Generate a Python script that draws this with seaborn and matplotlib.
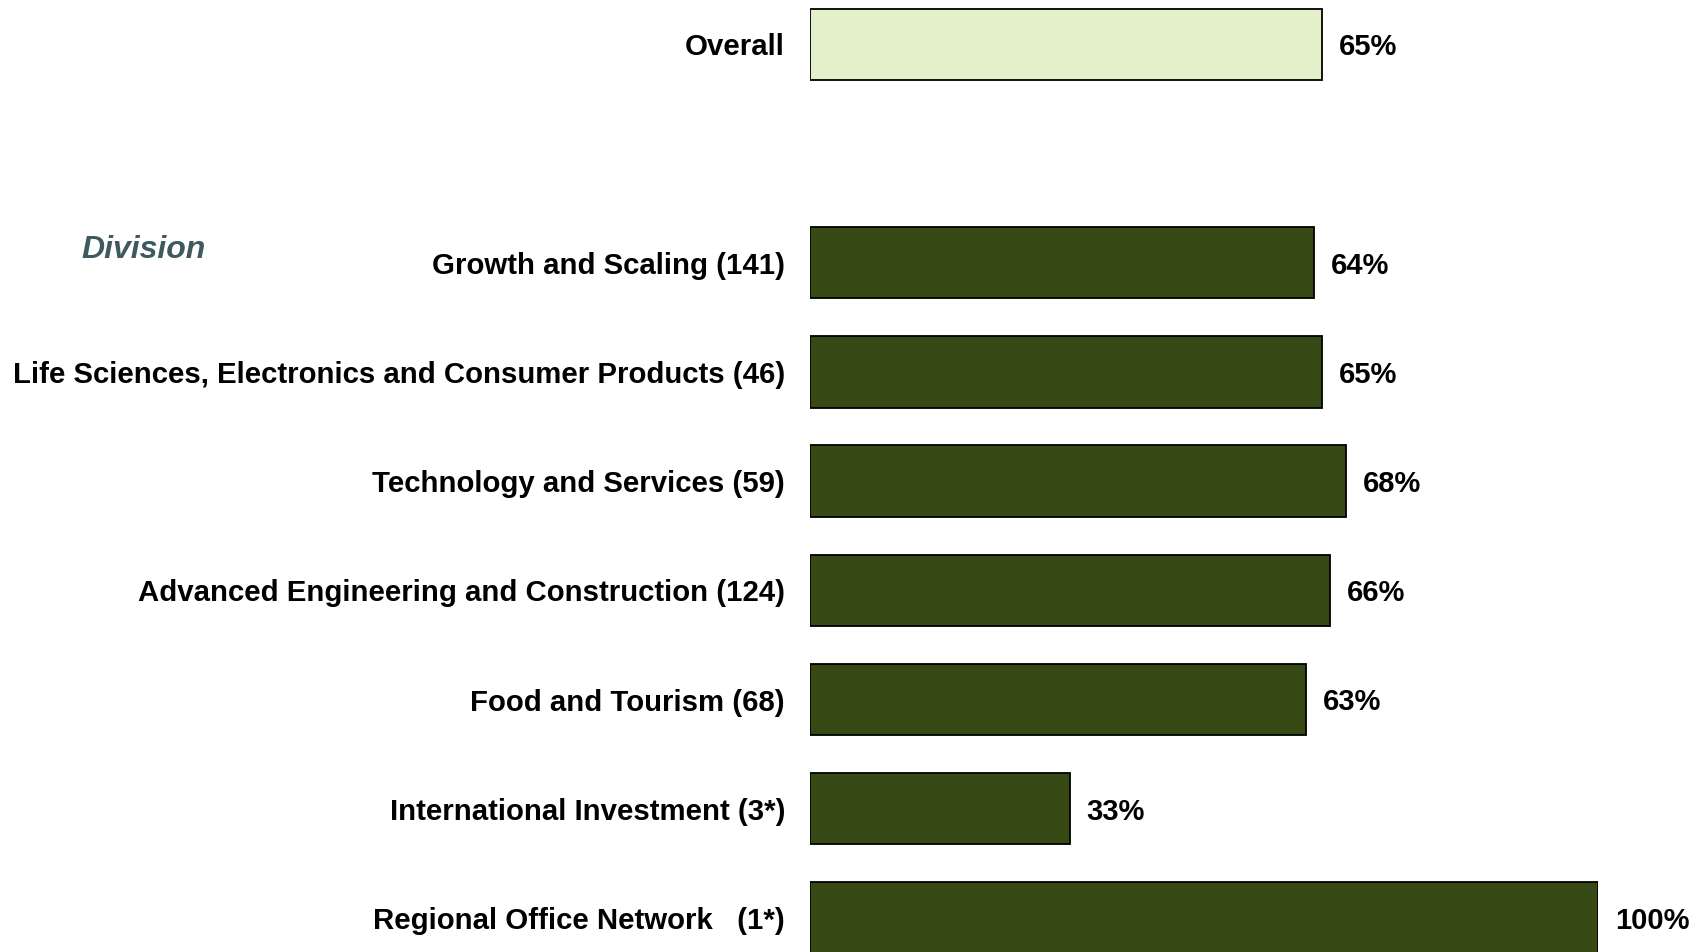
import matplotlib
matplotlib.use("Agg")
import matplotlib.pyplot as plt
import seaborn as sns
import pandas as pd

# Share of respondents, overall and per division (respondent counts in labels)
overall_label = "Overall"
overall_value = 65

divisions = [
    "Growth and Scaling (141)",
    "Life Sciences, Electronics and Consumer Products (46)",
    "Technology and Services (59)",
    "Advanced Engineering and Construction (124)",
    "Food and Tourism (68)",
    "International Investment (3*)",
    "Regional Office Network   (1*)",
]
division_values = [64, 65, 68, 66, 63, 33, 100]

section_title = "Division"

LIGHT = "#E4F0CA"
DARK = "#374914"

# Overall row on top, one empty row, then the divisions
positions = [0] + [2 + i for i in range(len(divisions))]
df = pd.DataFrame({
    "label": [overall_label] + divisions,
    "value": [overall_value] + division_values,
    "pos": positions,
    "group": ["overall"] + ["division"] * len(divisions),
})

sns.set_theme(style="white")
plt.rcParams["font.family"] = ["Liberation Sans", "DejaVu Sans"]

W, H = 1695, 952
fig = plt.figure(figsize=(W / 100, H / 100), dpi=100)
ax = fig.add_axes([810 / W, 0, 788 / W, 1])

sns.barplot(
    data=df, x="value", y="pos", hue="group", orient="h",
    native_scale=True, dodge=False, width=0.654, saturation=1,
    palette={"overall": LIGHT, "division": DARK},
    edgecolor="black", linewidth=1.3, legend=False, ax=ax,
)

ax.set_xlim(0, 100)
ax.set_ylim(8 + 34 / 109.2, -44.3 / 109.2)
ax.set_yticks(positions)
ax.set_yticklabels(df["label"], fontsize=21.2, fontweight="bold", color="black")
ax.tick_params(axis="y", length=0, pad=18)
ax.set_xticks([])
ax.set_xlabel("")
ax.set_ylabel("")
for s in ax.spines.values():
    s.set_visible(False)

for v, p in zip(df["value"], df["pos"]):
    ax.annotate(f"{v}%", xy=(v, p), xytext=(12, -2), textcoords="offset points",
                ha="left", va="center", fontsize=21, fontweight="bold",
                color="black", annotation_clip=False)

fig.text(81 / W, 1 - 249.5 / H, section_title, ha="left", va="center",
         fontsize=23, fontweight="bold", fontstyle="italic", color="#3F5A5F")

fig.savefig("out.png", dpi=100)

^^^^

▶ [What the exercise asks]
Copy in full each line that holds the word "matplotlib".

▶ [Final result]
Generate a Python script that draws this with seaborn and matplotlib.
import matplotlib
matplotlib.use("Agg")
import matplotlib.pyplot as plt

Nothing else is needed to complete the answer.